Problem to solve -> Write out the data again exactly, skipping every picture.

══ Information shown ══

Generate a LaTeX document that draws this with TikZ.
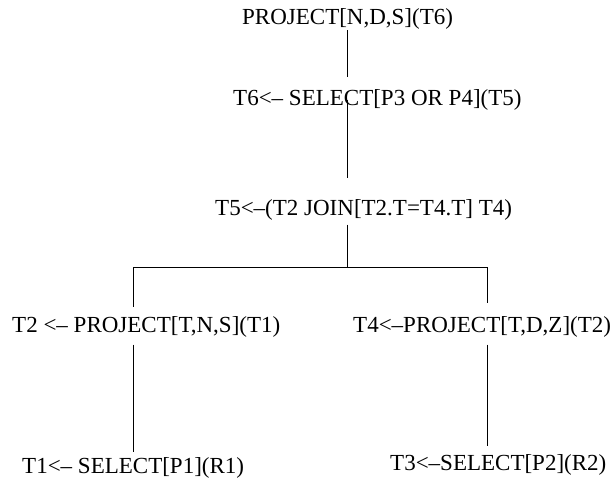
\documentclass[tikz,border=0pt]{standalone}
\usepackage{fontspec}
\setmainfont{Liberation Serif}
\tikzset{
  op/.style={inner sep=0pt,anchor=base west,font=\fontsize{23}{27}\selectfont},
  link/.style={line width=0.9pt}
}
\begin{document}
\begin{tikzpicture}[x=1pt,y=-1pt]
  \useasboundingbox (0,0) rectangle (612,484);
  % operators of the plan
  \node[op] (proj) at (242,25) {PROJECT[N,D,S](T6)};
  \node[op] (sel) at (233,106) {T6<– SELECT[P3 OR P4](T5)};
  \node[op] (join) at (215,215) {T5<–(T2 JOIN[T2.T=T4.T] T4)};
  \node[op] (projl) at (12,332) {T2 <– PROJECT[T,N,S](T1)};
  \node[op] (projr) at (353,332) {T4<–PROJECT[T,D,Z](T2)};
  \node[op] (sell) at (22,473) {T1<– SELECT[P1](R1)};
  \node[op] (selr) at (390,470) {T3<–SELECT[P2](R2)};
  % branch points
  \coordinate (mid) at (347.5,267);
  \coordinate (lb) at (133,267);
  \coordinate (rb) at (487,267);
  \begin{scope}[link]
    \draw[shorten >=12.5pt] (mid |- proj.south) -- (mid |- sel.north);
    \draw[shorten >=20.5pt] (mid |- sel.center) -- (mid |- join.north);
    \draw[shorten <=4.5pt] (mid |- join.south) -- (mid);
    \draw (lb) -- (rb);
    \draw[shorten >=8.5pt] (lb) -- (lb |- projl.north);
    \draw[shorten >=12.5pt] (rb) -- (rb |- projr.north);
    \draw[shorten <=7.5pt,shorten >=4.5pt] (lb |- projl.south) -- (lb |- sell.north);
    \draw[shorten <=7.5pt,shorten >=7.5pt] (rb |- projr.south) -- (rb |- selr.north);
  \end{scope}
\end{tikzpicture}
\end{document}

═══

Final result ->
Generate a LaTeX document that draws this with TikZ.
\documentclass[tikz,border=0pt]{standalone}
\usepackage{fontspec}
\setmainfont{Liberation Serif}
\tikzset{
  op/.style={inner sep=0pt,anchor=base west,font=\fontsize{23}{27}\selectfont},
  link/.style={line width=0.9pt}
}
\begin{document}
\begin{tikzpicture}[x=1pt,y=-1pt]
  \useasboundingbox (0,0) rectangle (612,484);
  % operators of the plan
  \node[op] (proj) at (242,25) {PROJECT[N,D,S](T6)};
  \node[op] (sel) at (233,106) {T6<– SELECT[P3 OR P4](T5)};
  \node[op] (join) at (215,215) {T5<–(T2 JOIN[T2.T=T4.T] T4)};
  \node[op] (projl) at (12,332) {T2 <– PROJECT[T,N,S](T1)};
  \node[op] (projr) at (353,332) {T4<–PROJECT[T,D,Z](T2)};
  \node[op] (sell) at (22,473) {T1<– SELECT[P1](R1)};
  \node[op] (selr) at (390,470) {T3<–SELECT[P2](R2)};
  % branch points
  \coordinate (mid) at (347.5,267);
  \coordinate (lb) at (133,267);
  \coordinate (rb) at (487,267);
  \begin{scope}[link]
    \draw[shorten >=12.5pt] (mid |- proj.south) -- (mid |- sel.north);
    \draw[shorten >=20.5pt] (mid |- sel.center) -- (mid |- join.north);
    \draw[shorten <=4.5pt] (mid |- join.south) -- (mid);
    \draw (lb) -- (rb);
    \draw[shorten >=8.5pt] (lb) -- (lb |- projl.north);
    \draw[shorten >=12.5pt] (rb) -- (rb |- projr.north);
    \draw[shorten <=7.5pt,shorten >=4.5pt] (lb |- projl.south) -- (lb |- sell.north);
    \draw[shorten <=7.5pt,shorten >=7.5pt] (rb |- projr.south) -- (rb |- selr.north);
  \end{scope}
\end{tikzpicture}
\end{document}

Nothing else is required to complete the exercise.